AUDUSD is unchanged at its opening price today at 0.6432 despite Australia’s retail sales report for March coming in better than expected. Its technical setup even suggests that the currency pair could soon trade lower.
According to the Australian Bureau of Statistics, consumer spending rose by 8.5% last month. This figure was higher than the forecast and February’s reading which were both at 8.2%. A closer look at the report revealed that the uptick in retail sales was driven by increased spending ahead of the lockdown.

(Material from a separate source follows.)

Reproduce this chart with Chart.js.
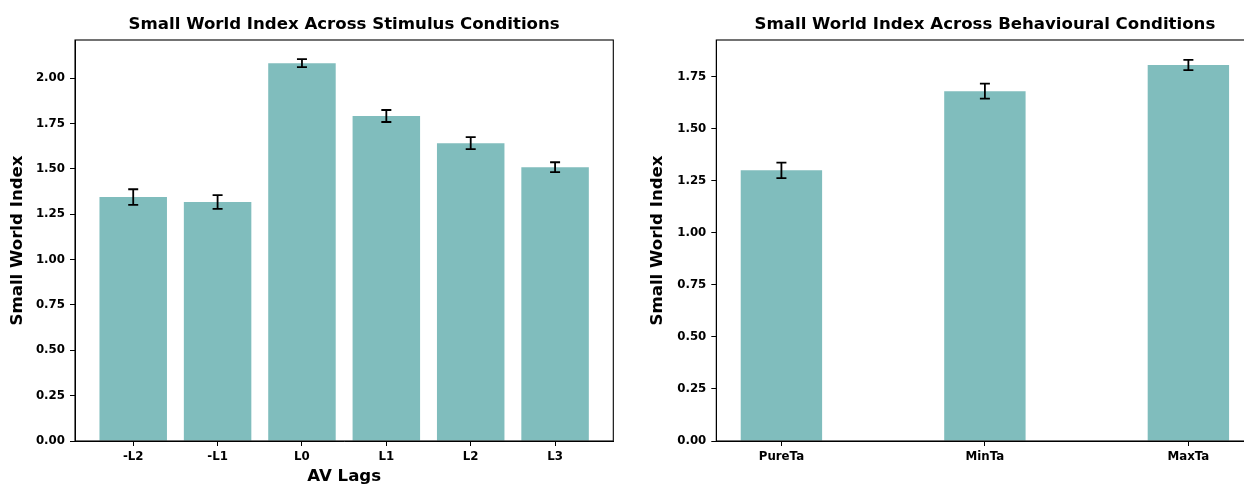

Consequently, market investors paid little attention to the positive report as it implies that it could be an outlier; it does not necessarily reflect the health of the Australian economy.
On the 1-hour time frame, it can be seen that AUDUSD pulled back some of its losses to the 50% Fib level (when drawing the Fibonacci retracement tool from the high of April 30 to the low of May 4). In fact, a closer look at the currency pair’s recent price action reveals what looks like a double top chart pattern.
Characterized by a market getting rejected at a price level twice, a double top is considered as a bearish indicator. A close below yesterday’s low at 0.6416 would effectively break the neckline support. AUDUSD could then trade lower to near-term support at 0.6371 where the currency pair bottomed on May 4.
On the other hand, a strong close above yesterday’s high at 0.6475 would invalidate the chart pattern. Instead, it could signal that there are still buyers left in the market who could possibly push AUDUSD to its April 30 highs at 0.6570.